Remodelers across the country reported confidence in the market as they close their books on 2021 and look ahead to the new year. Though supply chain delays, inflation, and labor shortages continue to drive up the time and cost of completing projects, many remodelers saw unprecedented demand last year.
The remarkable strength of the remodeling sector reflects the unanticipated path taken over the last two years, from initial doubt in early 2020, to remodeling’s boom, spurred by Americans’ time at home and cushion in their bank accounts.
By the Numbers
The most recent data from the NAHB/Royal Building Products Remodeling Index (RMI), which measures current market and future indicators, showed that remodelers across the board are feeling positive. The overall RMI in Q3 of 2021 was 87, as compared to 82 in Q2 of 2021 and up from a low of 48 in Q1 of 2020. Each question, and the overall index, is measured on a scale from 0 to 100, where an index number above 50 indicates that more respondents view conditions as good than poor. All the RMI indices that measure current conditions (large, moderate, and small-sized projects) ranked in the high 80s or low 90s. Of the two indices that measure attitudes about future conditions—sentiment regarding the rate of new leads registered 83, up five points from the third quarter of 2020, while the backlog of remodeling jobs climbed eight points year-over-year to 85.
The coming year brings cautious optimism. Strong demand is balanced by challenges that are slowing residential construction with an outsized impact on remodeling. Material shortages and related price jumps have been the biggest drag on the remodeling sector.
Lumber prices cooled slightly over the past few months but have begun rising again.
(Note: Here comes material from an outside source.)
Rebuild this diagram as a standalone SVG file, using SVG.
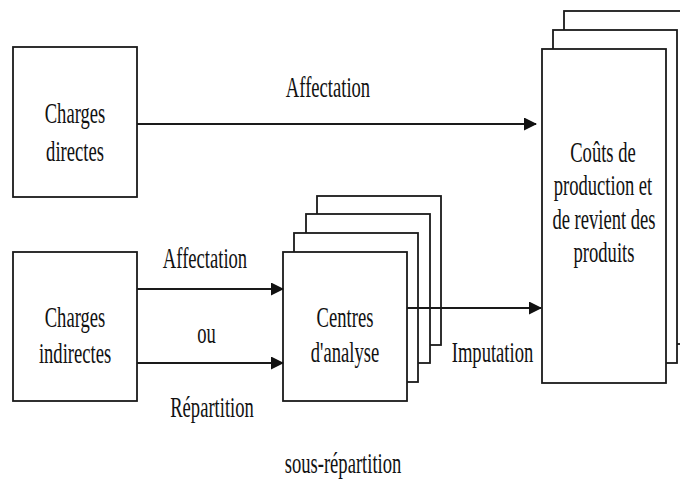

And the U.S. Commerce Department’s recently announced tariff increase on Canadian lumber could further affect prices for remodelers and their customers.
Supply Chain and Labor Problems Continue
It’s not just lumber products: Supply chain and logistics slowdowns wreak havoc across the board. Additionally, inflation rates make goods stuck somewhere in transit even more expensive by the time they reach their final destination. For example, the average price of major appliances is up almost 27% since January 2020. The cost of completing a project for a homeowner is on the rise.
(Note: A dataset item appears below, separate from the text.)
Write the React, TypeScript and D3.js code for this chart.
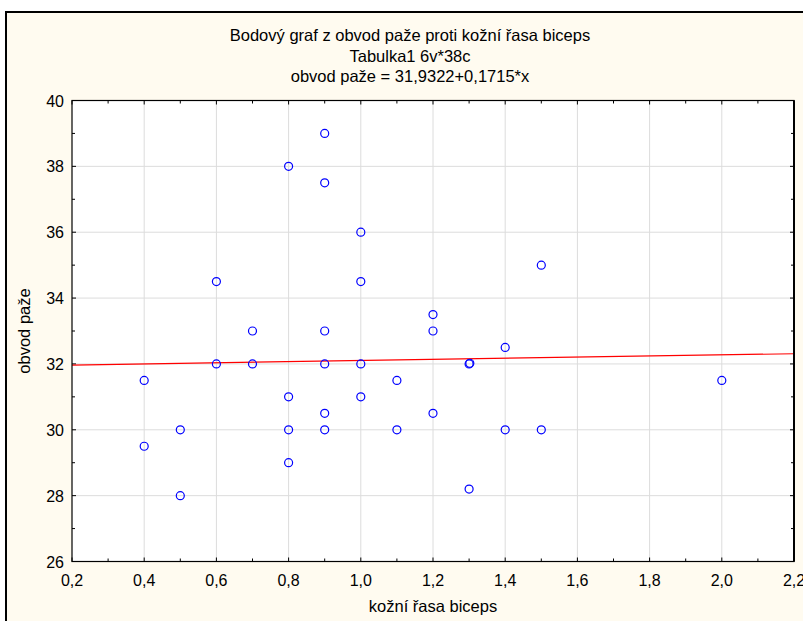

And supply chain disruptions are not the only challenge. Labor shortages have made remodeling projects more time-consuming and expensive. That trend is backed up by employment data: The number of open construction jobs increased to 410,000 in October, the highest measure in the history of the data series (going back to late 2000). With the labor market tightening, remodelers are likely looking at some uncertainty regarding who will work on future projects, even as new leads continue to pour in.
2022 is certain to bring a lot of change in the industry. However, another RMI index should offer some solace: A growing majority of remodelers report that conditions are “about the same” as they were three months ago. In this business environment, saying conditions remain stable is a big win.
NAHB remains fully engaged on these issues that have such a large impact on remodeler businesses. And indicators suggest another strong year for this sector. That’s good news for the country because a robust remodeling industry can provide an important boost to the broader economy as the nation seeks a return to normal.